A good example of Newton’s inductivist and/or empiricist inclinations (i.e., as they relate to this theory-hypothesis distinction) was his aversion to (using Stephen Toulmin’s phrase) “going beyond the phenomena”.

Take Newton’s theory of light.

Newton distinguished what can be observed from what may (or may not) underlie what it is scientists observe. In this case, then, scientists can observe certain properties of refraction. Thus, they can form a theory about such properties because they can observe them. However, they can’t observe what may (or may not) underlie such properties. In Newton’s case, then, scientists couldn’t observe (invisible) “waves” or “corpuscles”.

Now take the important — and similar — case of gravitational attraction.

Newton didn’t (or simply claimed not to) hypothesise about the underlying causes of gravitational attraction. Indeed, Newton famously stated the following three words: Hypotheses non fingo (“I frame no hypotheses”). Instead, and at least according to his own self-image, Newton simply noted phenomena and (as it were) observed what they did. And clearly — in this case at least — Newton couldn’t observe the underlying causes of gravitational attraction. (Some contemporary analytic philosophers may say that Newton couldn’t observe what they call “intrinsic properties”.)

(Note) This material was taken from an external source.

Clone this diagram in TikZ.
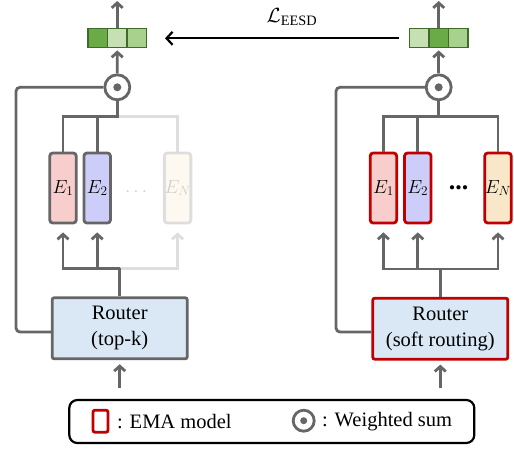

The French philosopher René Descartes (1596–1650), on the other hand, did believe that he could hypothesise (or even know) about such underlying causes! He believed that gravitational attraction could be (or is) explained by vortices of aether.

Yet, despite all that, Newton did indeed hypothesise.

For example, Newton accepted that the aforementioned corpuscles and the aether may well exist. However, he still noted that scientists simply couldn’t observe such things. Thus, at best, Newton concluded that what came to be called “hypothetical entities” (or “theoretical entities”) may indeed be of some use in scientific research. However, scientists should never play fast and loose with such entities.